The best to which teams may aspire is the best of THEIR time; there is no such thing as best of ALL time.
Does anyone - even on the campus of Yale - ACTUALLY believe that Princeton or Yale or any of those teams with boo-koo championships back when there were 3 schools playing ball actually means their program is the best ever?
And based on that notion, does anyone REALLY think 2019 LSU or 2018 Clemson is actually the best of all-time?
e) what exactly are the criteria for best of all-time?

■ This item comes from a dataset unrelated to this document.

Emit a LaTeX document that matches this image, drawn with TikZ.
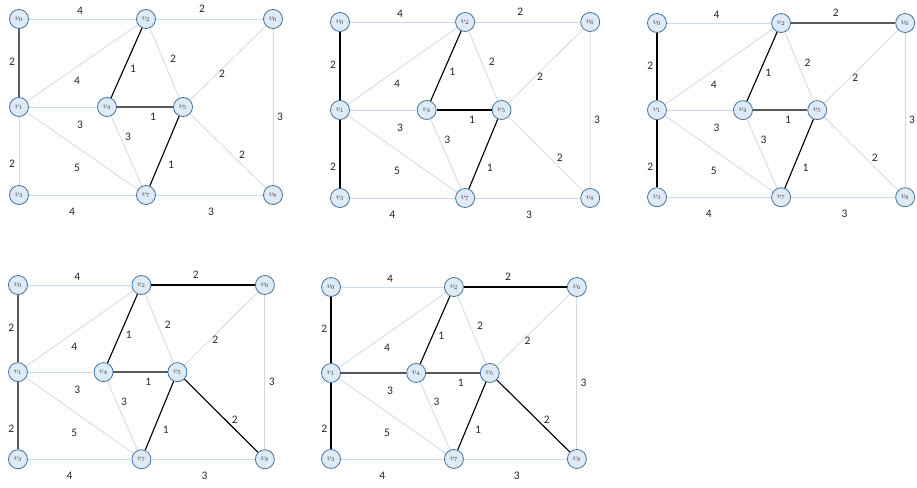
\documentclass[tikz,border=0pt]{standalone}
\usepackage{fontspec}
\setmainfont{Carlito}
\definecolor{vfill}{HTML}{DEEBF7}
\definecolor{vline}{HTML}{41719C}
\definecolor{eline}{HTML}{CCDAEE}
\definecolor{gline}{HTML}{595959}
\tikzset{
  vert/.style={circle, draw=vline, fill=vfill, line width=0.8pt, minimum size=19pt,
    inner sep=0pt, font=\fontsize{8.5}{8.5}\selectfont, text=black!75},
  faint/.style={draw=eline, line width=0.8pt},
  tree/.style={draw=black, line width=1.1pt},
  treeg/.style={draw=gline, line width=1.6pt},
  wt/.style={font=\fontsize{11.5}{12}\selectfont, text=black!85, inner sep=0pt},
}
% grafo completo, todas as arestas claras; cada etapa pinta por cima as que ja entraram
\newcommand\basegraph{%
  \node[vert] (v0) at (0,0) {$v_0$};
  \node[vert] (v2) at (127,0) {$v_2$};
  \node[vert] (v6) at (254,0) {$v_6$};
  \node[vert] (v1) at (0,88) {$v_1$};
  \node[vert] (v4) at (88,88) {$v_4$};
  \node[vert] (v5) at (164,88) {$v_5$};
  \node[vert] (v3) at (0,176) {$v_3$};
  \node[vert] (v7) at (127,176) {$v_7$};
  \node[vert] (v8) at (254,176) {$v_8$};
  \draw[faint] (v0) -- (v2);
  \draw[faint] (v2) -- (v6);
  \draw[faint] (v0) -- (v1);
  \draw[faint] (v1) -- (v2);
  \draw[faint] (v2) -- (v4);
  \draw[faint] (v2) -- (v5);
  \draw[faint] (v5) -- (v6);
  \draw[faint] (v6) -- (v8);
  \draw[faint] (v1) -- (v4);
  \draw[faint] (v4) -- (v5);
  \draw[faint] (v4) -- (v7);
  \draw[faint] (v1) -- (v7);
  \draw[faint] (v5) -- (v7);
  \draw[faint] (v5) -- (v8);
  \draw[faint] (v1) -- (v3);
  \draw[faint] (v3) -- (v7);
  \draw[faint] (v7) -- (v8);
  \node[wt] (w02) at (61,-8) {4};
  \node[wt] (w26) at (183,-10) {2};
  \node[wt] (w01) at (-7,43) {2};
  \node[wt] (w12) at (58,62) {4};
  \node[wt] (w24) at (114,50) {1};
  \node[wt] (w25) at (154,40) {2};
  \node[wt] (w56) at (203,55) {2};
  \node[wt] (w68) at (261,98) {3};
  \node[wt] (w14) at (61,106) {3};
  \node[wt] (w45) at (134,98) {1};
  \node[wt] (w47) at (109,118) {3};
  \node[wt] (w17) at (58,149) {5};
  \node[wt] (w57) at (152,146) {1};
  \node[wt] (w58) at (223,136) {2};
  \node[wt] (w13) at (-7,145) {2};
  \node[wt] (w37) at (53,193) {4};
  \node[wt] (w78) at (192,193) {3};
}
\begin{document}
\begin{tikzpicture}[x=1pt, y=-1pt]
  \useasboundingbox (0,0) rectangle (917,487);
  % etapa 1
  \begin{scope}[shift={(19,19)}, name prefix=a-]
    \basegraph
    \draw[treeg] (v0) -- (v1);
    \draw[treeg] (v4) -- (v5);
    \draw[tree] (v2) -- (v4);
    \draw[tree] (v5) -- (v7);
  \end{scope}
  % etapa 2
  \begin{scope}[shift={(340,22)}, xscale=0.985, name prefix=b-]
    \basegraph
    \draw[tree] (v0) -- (v1);
    \draw[tree] (v1) -- (v3);
    \draw[tree] (v2) -- (v4);
    \draw[tree] (v4) -- (v5);
    \draw[tree] (v5) -- (v7);
  \end{scope}
  % etapa 3
  \begin{scope}[shift={(657,23)}, xscale=0.977, yscale=0.99, name prefix=c-]
    \basegraph
    \draw[tree] (v0) -- (v1);
    \draw[tree] (v1) -- (v3);
    \draw[tree] (v2) -- (v4);
    \draw[treeg] (v4) -- (v5);
    \draw[tree] (v5) -- (v7);
    \draw[treeg] (v2) -- (v6);
  \end{scope}
  % etapa 4
  \begin{scope}[shift={(18,285)}, xscale=0.972, yscale=0.99, name prefix=d-]
    \basegraph
    \draw[treeg] (v0) -- (v1);
    \draw[treeg] (v1) -- (v3);
    \draw[tree] (v2) -- (v4);
    \draw[treeg] (v4) -- (v5);
    \draw[tree] (v5) -- (v7);
    \draw[tree] (v2) -- (v6);
    \draw[tree] (v5) -- (v8);
  \end{scope}
  % etapa 5
  \begin{scope}[shift={(331,287)}, xscale=0.968, yscale=0.977, name prefix=e-]
    \basegraph
    \draw[tree] (v0) -- (v1);
    \draw[tree] (v1) -- (v3);
    \draw[tree] (v1) -- (v4);
    \draw[tree] (v2) -- (v4);
    \draw[treeg] (v4) -- (v5);
    \draw[tree] (v5) -- (v7);
    \draw[tree] (v2) -- (v6);
    \draw[tree] (v5) -- (v8);
  \end{scope}
\end{tikzpicture}
\end{document}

Here's another difficult one for you - how exactly do you come up with the criteria for greatest team of all-time? Based on the teams always in the mix, it appears you have to have an undefeated team that was barely challenged (maybe 1-2 close games at most), and blew the doors off their opponent in the national title game. Another - in my view incorrect - criterion is "players that went to the NFL." Part of my reluctance to even recognize this stems from the reality that years ago, you could easily inflate the numbers of Miami Hurricanes in the NFL because they were recruited to Miami by NFL coach Jimmy Johnson, so you had a situation where a guy was in a position to better know what a player could and couldn't do. Also, brand name has more to do with who gets drafted after the first round than actual ability (in many cases).
3) Did the playoff committee get it right?
Well, yes, technically. Sure, OU's defense improved, but that 's like saying the income of homeless guy improved because he was better able to steal things out of houses.
As for Greatest of all Time....
2001 Miami, 2019 LSU, and 2020 Alabama probably have the strongest arguments out of everybody. Although 1971 Nebraska always comes up as well.